I don’t read my own reviews, so I have no idea what people are taking from my books (though, if you’d like to share your thoughts, I’m always happy to have someone drop a line). But I kind of hope it’s obvious that I’m a little bit in love with the idea of love.
I was the kid that paid rapt attention whenever Drizzt and Cattie-Brie were alone. I was the kid that played FF7 primarily to see where the love triangle between Cloud, Tifa and Aeris was going. I’m still the kid that reads a passage about his hand brushing hers, two fingers lingering just a moment too long, and blushes and then feels silly for doing so.
I like romance. I like relationships. I like sex. I don’t like them simple and I don’t like them easy, but I like them. I also like blood, swords, anger and poop jokes. Frequently, I like all of them together. And it’s a little discouraging when I want to venture out into something I haven’t done before and see people still reacting to the idea of sex and relationships in fantasy with the sort of thing you might see in a schoolyard.
I’ve heard the arguments, of course. There are those that say a sex scene doesn’t add anything to a story. There are those that say a relationship is always gratuitous. There are those that say romance detracts from the story at large. These are arguments that hinge on the idea that two people are at their best when they are walking in lock-step side-by-side. Anything more is a distraction from the story at large.
And to be honest? I don’t always blame them.
Let’s be brutal with ourselves a minute here: when it comes to the hierarchy of tasteful depictions of sex and relationships, fantasy authors probably rank only a few notches above pornographers in respectability and a few notches below in finance. Truth be told, there has been a long tradition of sex in fantasy being overblown and gratuitous, of romances being saccharine and uncomplicated, of relationships hinging more on prophecies and swords than on chemistry and motive.

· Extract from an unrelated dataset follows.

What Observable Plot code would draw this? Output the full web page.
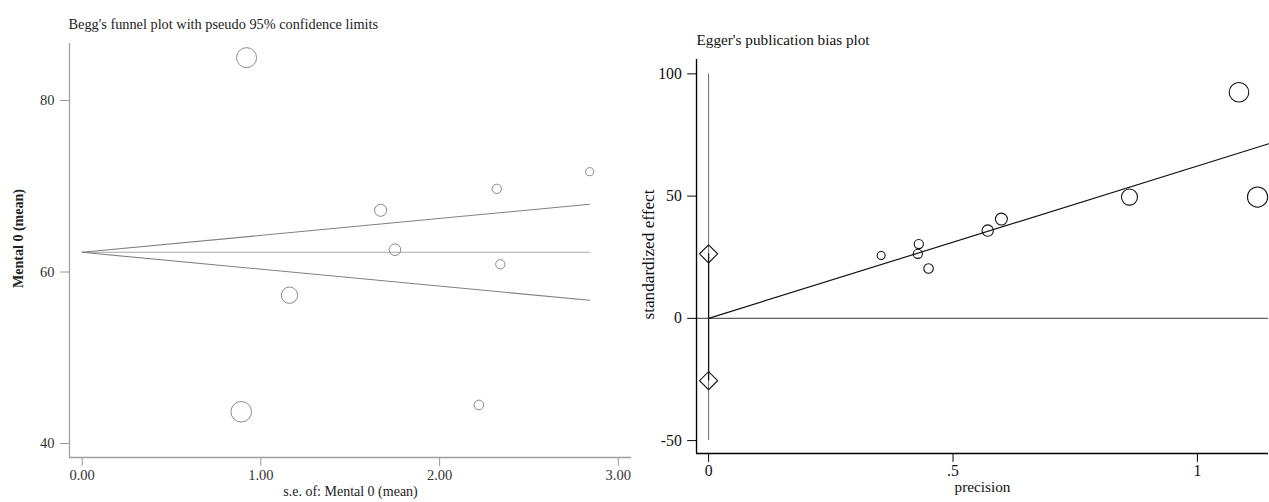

Truth be told, it’s always going to seem a little gratuitous. Because sex is just plain fun to write. We owe it to ourselves to make it fit the story, but that doesn’t mean we have to be joyless shitpails about it.
But that’s not the main problem. The main problem is that, as we struggle with the definition of “epic,” we find that it doesn’t fit our definition of a relationship.
I think there’s an element of denial still at play in fantasy, in writers and readers alike, that we only recently came to overcome these past few years. We’ve come to accept the fact that good people do bad things and bad people sometimes have good reasons. Hell, we’ve come to embrace it, shunning our past of white-hatted heroes and hand-wringing villains with names like “The Destroyer.” And yet, somehow, we’re still clinging to the idea that relationships are, at best, a pleasant distraction that shouldn’t bite too much into the main story.
When the truth is: relationships are the story.
We’ve come to embrace the fact that character trumps plot when it comes to fantasy. We know now that characters drive the plot, not the other way around. But what we have yet to realize is that relationships make the characters. They shape the motives. They force the expression. They create the action. They are the difference between doing the right thing for the wrong reasons and doing a bad thing because any of us would have done the same.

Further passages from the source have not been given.